07 Nisan 2016 00:59

Saraybosna’da Ölüm: Savaş, grev, Avrupa

Saraybosna’da Ölüm: Savaş, grev, Avrupa

Fotoğraf: Envato

Paylaş

Amerikalı yazar Susan Sontag 20’nci yüzyılın Saraybosna suikasti ile başlayıp Saraybosna kuşatması ile bittiğini söylemiş. İlki, 1914’te Avusturya Macaristan veliahtı Franz Ferdinand’ın suikasti, bütün Avrupa’nın savaşa girdiği Dünya Savaşı’nı da başlatan olay sayılmasının yanında, Yugoslavya halklarının bağımsızlığı için de bir dönüm noktasıdır. Yugoslavya’nın dağılması sonucu çıkan, Avrupa’nın ortasındaki kanlı savaşlar ise ortak geçmişin düşmanlıkları ortadan kaldırmadığını ve vahşi katliamların hâlâ önlenemediğini hatırlatır, hatırlandıkça. Saraybosna’da Ölüm, bu iki büyük tarihsel vakayı, Sontag’ı da anarak, bir otelde yaşanan bir günün olaylarının arasına yerleştiriyor.
Danis Tanovic’in son filmi, Bernard-Henri Levy’nin tek kişilik oyunu Hotel Europe’ye dayanıyor. Oyun, muhtemelen yazar bir Fransız adamın otelde bir konuşmaya hazırlanması üzerine. Filmde ise, adamın kendi kendine konuşmasının yanı sıra, otelin çatısında 1914’ün yüzüncü yılıyla ilgili televizyon röportajları yapılır. Otele de Avrupa Birliği’nin birtakım yetkilileri gelecek, bir törene katılacaklardır. Bu sırada iki aydır ücretlerini alamayan otel çalışanları greve çıkmaya hazırlanmaktadır. Otel müdürü Ömer, grevi engellemek için, otelin altındaki kumarhaneyi işleten karanlık tiplerden yardım ister. Kumarhaneciler manidar isimli temsilci Alija’yı döverler ama işçiler vazgeçmez, grev yine de başlayacaktır. Çatıda başlayan tartışma büyür, Princip’in torunu, bugün bir suikastin bir şeyleri değiştirip değiştiremeyeceğini sorgulamaktadır.
Tarihle ilgili bilgi veren tartışma da oldukça anlamlıdır, bugüne dair çizilen resim de.
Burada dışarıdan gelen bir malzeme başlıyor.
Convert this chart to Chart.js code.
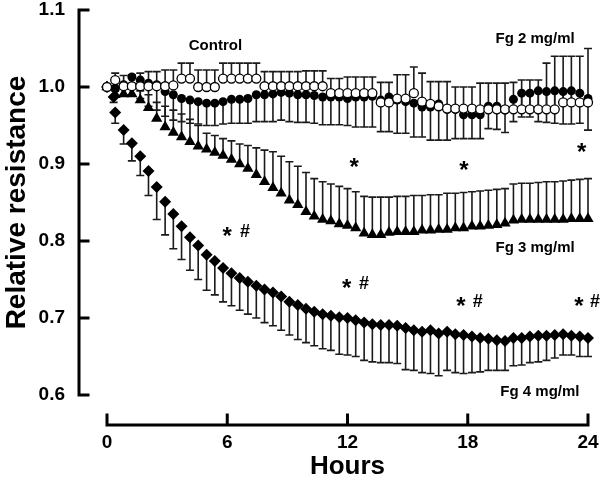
<!DOCTYPE html>
<html>
<head>
<meta charset="utf-8">
<script src="https://cdn.jsdelivr.net/npm/chart.js@4.4.1/dist/chart.umd.min.js"></script>
<style>
  html, body { margin: 0; padding: 0; background: #fff; }
  #wrap { width: 600px; height: 482px; position: relative; }
</style>
</head>
<body>
<div id="wrap"><canvas id="chart"></canvas></div>
<script>
/* TIME POINTS (HOURS) */
const hours = [0, 0.41, 0.83, 1.24, 1.66, 2.07, 2.48, 2.9, 3.31, 3.72, 4.14, 4.55, 4.97, 5.38, 5.79, 6.21, 6.62, 7.03, 7.45, 7.86,
  8.28, 8.69, 9.1, 9.52, 9.93, 10.34, 10.76, 11.17, 11.59, 12, 12.41, 12.83, 13.24, 13.66, 14.07, 14.48, 14.9, 15.31, 15.72, 16.14,
  16.55, 16.97, 17.38, 17.79, 18.21, 18.62, 19.03, 19.45, 19.86, 20.28, 20.69, 21.1, 21.52, 21.93, 22.34, 22.76, 23.17, 23.59, 24]
const fg4Hours = [0, 0.33, 0.41, 0.83, 1.24, 1.66, 2.07, 2.48, 2.9, 3.31, 3.72, 4.14, 4.55, 4.97, 5.38, 5.79, 6.21, 6.62, 7.03, 7.45, 7.86,
  8.28, 8.69, 9.1, 9.52, 9.93, 10.34, 10.76, 11.17, 11.59, 12, 12.41, 12.83, 13.24, 13.66, 14.07, 14.48, 14.9, 15.31, 15.72, 16.14,
  16.55, 16.97, 17.38, 17.79, 18.21, 18.62, 19.03, 19.45, 19.86, 20.28, 20.69, 21.1, 21.52, 21.93, 22.34, 22.76, 23.17, 23.59, 24]

/* CONTROL (OPEN CIRCLES) + UPPER ERROR */
const control = [1.000, 1.009, 1.001, 1.001, 1.001, 1.001, 1.001, 1.001, 1.002, 1.011, 1.011, 1.000, 1.000, 1.000, 1.011, 1.011, 1.011, 1.011, 1.011, 1.001,
  1.001, 1.001, 1.001, 1.001, 1.001, 1.001, 1.001, 0.992, 0.992, 0.992, 0.992, 0.992, 0.992, 0.980, 0.980, 0.985, 0.985, 0.992, 0.981, 0.978,
  0.975, 0.972, 0.972, 0.972, 0.972, 0.971, 0.971, 0.971, 0.971, 0.971, 0.971, 0.971, 0.971, 0.971, 0.971, 0.980, 0.980, 0.980, 0.980]
const controlHigh = [1.000, 1.018, 1.015, 1.016, 1.018, 1.020, 1.020, 1.022, 1.022, 1.031, 1.031, 1.022, 1.022, 1.022, 1.031, 1.031, 1.031, 1.031, 1.031, 1.020,
  1.020, 1.020, 1.020, 1.020, 1.021, 1.021, 1.021, 1.011, 1.011, 1.013, 1.013, 1.013, 1.013, 1.006, 1.006, 1.016, 1.016, 1.026, 1.018, 1.007,
  1.007, 1.007, 1.000, 1.000, 1.000, 1.005, 1.005, 1.005, 1.005, 1.006, 1.009, 1.009, 1.009, 1.031, 1.040, 1.040, 1.040, 1.040, 1.050]

/* FG 2 MG/ML (FILLED CIRCLES) + LOWER ERROR */
const fg2 = [1.000, 0.998, 1.003, 1.013, 1.009, 1.005, 1.003, 0.994, 0.990, 0.985, 0.983, 0.981, 0.979, 0.979, 0.981, 0.984, 0.984, 0.985, 0.990, 0.990,
  0.991, 0.993, 0.992, 0.990, 0.990, 0.989, 0.987, 0.987, 0.987, 0.985, 0.987, 0.987, 0.988, 0.983, 0.987, 0.983, 0.981, 0.979, 0.974, 0.974,
  0.978, 0.971, 0.971, 0.964, 0.964, 0.964, 0.975, 0.975, 0.970, 0.984, 0.992, 0.992, 0.995, 0.994, 0.995, 0.994, 0.995, 0.992, 0.985]
const fg2Low = [1.000, 0.988, 0.990, 0.998, 0.985, 0.975, 0.970, 0.962, 0.957, 0.955, 0.953, 0.952, 0.950, 0.950, 0.952, 0.953, 0.953, 0.953, 0.955, 0.955,
  0.955, 0.957, 0.955, 0.954, 0.954, 0.953, 0.951, 0.951, 0.951, 0.950, 0.948, 0.948, 0.948, 0.942, 0.942, 0.940, 0.940, 0.935, 0.935, 0.931,
  0.931, 0.931, 0.933, 0.933, 0.933, 0.933, 0.946, 0.945, 0.941, 0.955, 0.961, 0.961, 0.955, 0.954, 0.953, 0.952, 0.952, 0.953, 0.944]

/* FG 3 MG/ML (TRIANGLES) + UPPER ERROR */
const fg3 = [1.000, 0.990, 0.991, 0.991, 0.983, 0.973, 0.959, 0.948, 0.941, 0.935, 0.929, 0.923, 0.919, 0.915, 0.911, 0.906, 0.900, 0.894, 0.886, 0.877,
  0.869, 0.862, 0.853, 0.847, 0.838, 0.832, 0.828, 0.826, 0.822, 0.820, 0.817, 0.810, 0.808, 0.808, 0.811, 0.812, 0.812, 0.812, 0.814, 0.814,
  0.815, 0.815, 0.817, 0.817, 0.819, 0.819, 0.820, 0.821, 0.823, 0.827, 0.828, 0.828, 0.828, 0.828, 0.828, 0.828, 0.829, 0.829, 0.829]
const fg3High = [1.000, 0.995, 0.997, 1.000, 0.995, 0.990, 0.980, 0.975, 0.970, 0.965, 0.958, 0.950, 0.940, 0.937, 0.933, 0.930, 0.926, 0.924, 0.921, 0.918,
  0.916, 0.910, 0.903, 0.897, 0.889, 0.881, 0.877, 0.874, 0.871, 0.868, 0.864, 0.858, 0.857, 0.857, 0.857, 0.858, 0.858, 0.859, 0.859, 0.860,
  0.860, 0.862, 0.862, 0.863, 0.864, 0.865, 0.866, 0.867, 0.868, 0.874, 0.875, 0.875, 0.876, 0.877, 0.877, 0.878, 0.879, 0.880, 0.881]

/* FG 4 MG/ML (DIAMONDS) + LOWER ERROR */
const fg4 = [1.000, 0.987, 0.967, 0.944, 0.927, 0.910, 0.891, 0.870, 0.851, 0.835, 0.819, 0.805, 0.794, 0.782, 0.774, 0.765, 0.758, 0.752, 0.747, 0.742,
  0.737, 0.733, 0.728, 0.721, 0.717, 0.712, 0.708, 0.705, 0.703, 0.701, 0.700, 0.697, 0.694, 0.692, 0.691, 0.691, 0.690, 0.687, 0.684, 0.682,
  0.684, 0.680, 0.682, 0.679, 0.678, 0.676, 0.674, 0.673, 0.671, 0.670, 0.674, 0.674, 0.676, 0.677, 0.677, 0.678, 0.679, 0.677, 0.676, 0.674]
const fg4Low = [1.000, 0.980, 0.953, 0.926, 0.904, 0.885, 0.859, 0.828, 0.808, 0.790, 0.776, 0.762, 0.750, 0.736, 0.730, 0.721, 0.716, 0.710, 0.705, 0.700,
  0.694, 0.690, 0.684, 0.678, 0.672, 0.668, 0.664, 0.660, 0.658, 0.653, 0.652, 0.650, 0.645, 0.643, 0.642, 0.642, 0.641, 0.633, 0.632, 0.629,
  0.628, 0.625, 0.632, 0.629, 0.628, 0.629, 0.630, 0.632, 0.632, 0.632, 0.638, 0.639, 0.642, 0.643, 0.645, 0.648, 0.652, 0.652, 0.650, 0.650]

/* TEXT ON THE PLOT */
const groupLabels = ['Control', 'Fg 2 mg/ml', 'Fg 3 mg/ml', 'Fg 4 mg/ml']
const groupLabelHours = [5.41, 21.36, 21.36, 21.6]
const groupLabelValues = [1.053, 1.062, 0.791, 0.604]
const starHours = [6.0, 11.96, 17.66, 23.55, 12.33, 17.81, 23.68]
const starValues = [0.814, 0.747, 0.723, 0.723, 0.904, 0.900, 0.923]
const hashHours = [6.89, 12.82, 18.5, 24.35]
const hashValues = [0.814, 0.747, 0.723, 0.723]

const yTicks = [0.6, 0.7, 0.8, 0.9, 1.0, 1.1]
const xTicks = [0, 6, 12, 18, 24]

const toPoints = (xs, ys) => ys.map((v, i) => ({ x: xs[i], y: v }))

/* BARRAS DE ERROR (SOLO UN LADO) */
const errorBars = {
  id: 'errorBars',
  beforeDatasetsDraw(chart) {
    const { ctx, scales: { x, y } } = chart
    ctx.save()
    ctx.strokeStyle = '#1a1a1a'
    ctx.lineWidth = 1.6
    chart.data.datasets.forEach(ds => {
      ds.data.forEach((p, i) => {
        const px = x.getPixelForValue(p.x)
        const py = y.getPixelForValue(p.y)
        const pe = y.getPixelForValue(ds.bound[i])
        if (Math.abs(pe - py) < 1.5) return
        ctx.beginPath()
        ctx.moveTo(px, py)
        ctx.lineTo(px, pe)
        ctx.moveTo(px - 4, pe)
        ctx.lineTo(px + 4, pe)
        ctx.stroke()
      })
    })
    ctx.restore()
  }
}

/* EJES SEPARADOS DEL AREA (ESTILO PRISM) */
const axes = {
  id: 'axes',
  afterDraw(chart) {
    const { ctx, chartArea, scales: { x, y } } = chart
    ctx.save()
    ctx.strokeStyle = '#000'
    ctx.lineWidth = 3
    ctx.lineCap = 'square'
    const ax = chartArea.left - 28
    ctx.beginPath()
    ctx.moveTo(ax, y.getPixelForValue(1.1))
    ctx.lineTo(ax, y.getPixelForValue(0.6))
    yTicks.forEach(v => {
      const py = y.getPixelForValue(v)
      ctx.moveTo(ax, py)
      ctx.lineTo(ax + 9, py)
    })
    ctx.stroke()
    const ay = chartArea.bottom + 30
    ctx.beginPath()
    ctx.moveTo(x.getPixelForValue(0), ay)
    ctx.lineTo(x.getPixelForValue(24), ay)
    xTicks.forEach(v => {
      const px = x.getPixelForValue(v)
      ctx.moveTo(px, ay)
      ctx.lineTo(px, ay - 10)
    })
    ctx.stroke()
    ctx.restore()
  }
}

/* ETIQUETAS Y SIMBOLOS DE SIGNIFICANCIA */
const notes = {
  id: 'notes',
  afterDatasetsDraw(chart) {
    const { ctx, scales: { x, y } } = chart
    ctx.save()
    ctx.fillStyle = '#000'
    ctx.textAlign = 'center'
    ctx.textBaseline = 'middle'
    ctx.font = 'bold 15px "Liberation Sans", Arial, sans-serif'
    groupLabels.forEach((t, i) => {
      ctx.fillText(t, x.getPixelForValue(groupLabelHours[i]), y.getPixelForValue(groupLabelValues[i]))
    })
    ctx.textBaseline = 'alphabetic'
    ctx.font = 'bold 24px "Liberation Sans", Arial, sans-serif'
    starHours.forEach((h, i) => {
      ctx.fillText('*', x.getPixelForValue(h), y.getPixelForValue(starValues[i]) + 14)
    })
    ctx.font = 'bold 18px "Liberation Sans", Arial, sans-serif'
    hashHours.forEach((h, i) => {
      ctx.fillText('#', x.getPixelForValue(h), y.getPixelForValue(hashValues[i]) + 7)
    })
    ctx.restore()
  }
}

const font = { family: '"Liberation Sans", Arial, sans-serif', weight: 'bold' }

new Chart(document.querySelector('#chart'), {
  type: 'scatter',
  data: {
    datasets: [
      { label: 'Control', data: toPoints(hours, control), bound: controlHigh, pointStyle: 'circle', pointRadius: 4.5,
        backgroundColor: '#fff', borderColor: '#000', borderWidth: 1.3 },
      { label: 'Fg 2 mg/ml', data: toPoints(hours, fg2), bound: fg2Low, pointStyle: 'circle', pointRadius: 4.5,
        backgroundColor: '#000', borderColor: '#000', borderWidth: 0 },
      { label: 'Fg 3 mg/ml', data: toPoints(hours, fg3), bound: fg3High, pointStyle: 'triangle', pointRadius: 6.5,
        backgroundColor: '#000', borderColor: '#000', borderWidth: 0 },
      { label: 'Fg 4 mg/ml', data: toPoints(fg4Hours, fg4), bound: fg4Low, pointStyle: 'rectRot', pointRadius: 6,
        backgroundColor: '#000', borderColor: '#000', borderWidth: 0 }
    ]
  },
  options: {
    responsive: true,
    maintainAspectRatio: false,
    animation: false,
    clip: false,
    layout: { padding: { top: 10, right: 12, bottom: 0, left: 0 } },
    plugins: { legend: { display: false }, tooltip: { enabled: false } },
    scales: {
      x: {
        type: 'linear', min: 0, max: 24,
        border: { display: false },
        grid: { display: false, drawTicks: false },
        ticks: { stepSize: 6, padding: 38, color: '#000', font: { ...font, size: 19, lineHeight: 1 } },
        title: { display: true, text: 'Hours', color: '#000', padding: 0, font: { ...font, size: 26 } },
        afterFit: (scale) => { scale.height = 87; scale.paddingLeft = 0; scale.paddingRight = 0 }
      },
      y: {
        type: 'linear', min: 0.6, max: 1.1,
        border: { display: false },
        grid: { display: false, drawTicks: false },
        ticks: { stepSize: 0.1, padding: 42, color: '#000', font: { ...font, size: 19, lineHeight: 1 },
          callback: (v) => v.toFixed(1) },
        title: { display: true, text: 'Relative resistance', color: '#000', padding: 0, font: { ...font, size: 28 } },
        afterFit: (scale) => { scale.width = 107; scale.paddingTop = 0; scale.paddingBottom = 0 }
      }
    }
  },
  plugins: [errorBars, notes, axes]
})
</script>
</body>
</html>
Bosnalılar ne 1914, ne 90’lardaki savaşlar hakkında uzlaşabilir, her birinin gerekçeleri gerçeğin bir kısmını yansıtır. En havalı, süslü görüntünün bir alt katında, hakkını arayan emekçilere en vahşi saldırılar düzenlenmektedir. Tarih tartışan bir Sırp ile bir Boşnak’ın yanı sıra, otel müdüründen güvenliğine, grevi engellemeye çalışan Lamija’dan grevciler tarafından temsilci seçilen annesi Hatice’ye karakterlerin her biri başarılı temsilcilerdir aslında, otelin adındaki gibi Avrupa kıtasından, farklı sınıflardan, kesimlerden, eğilimlerden.
Danis Tanovic’in adını duyuran film, Bosna Savaşında iki askerin milliyetçilik ve savaş üzerine tartıştığı Tarafsız Bölge idi. Bundan önceki Bir Hurdacının Hayatı ise sigortasız bir Roman ailenin hastanede yaşadıklarından yola çıkarak bir kapitalizm eleştirisi yapıyordu. Saraybosna’da Ölüm, bu ikisini bir araya getiren bir film sanki. Kamera Ömer’i, Lamija’yı ya da başkalarını arkasından otelin farklı bölümlerinde takip ederken, geçmişten bugüne tartışmaya değer olan ne varsa onu da izler. Kolay çözülüp anlaşılacak meseleler değildir bunlar elbette, yine de bu kadar kısa bir zaman ve dar bir mekanda böyle özetlenebilir.  
Saraybosna’da Ölüm, Berlin’de Büyük Jüri ve FIPRESCI ödülleri aldı.
İstanbul Film Festivali’nde bugün 16.00’da Atlas’ta, 14 Nisan’da Fitaş 4’te ve 17 Nisan’da Rexx’te gösterilecek.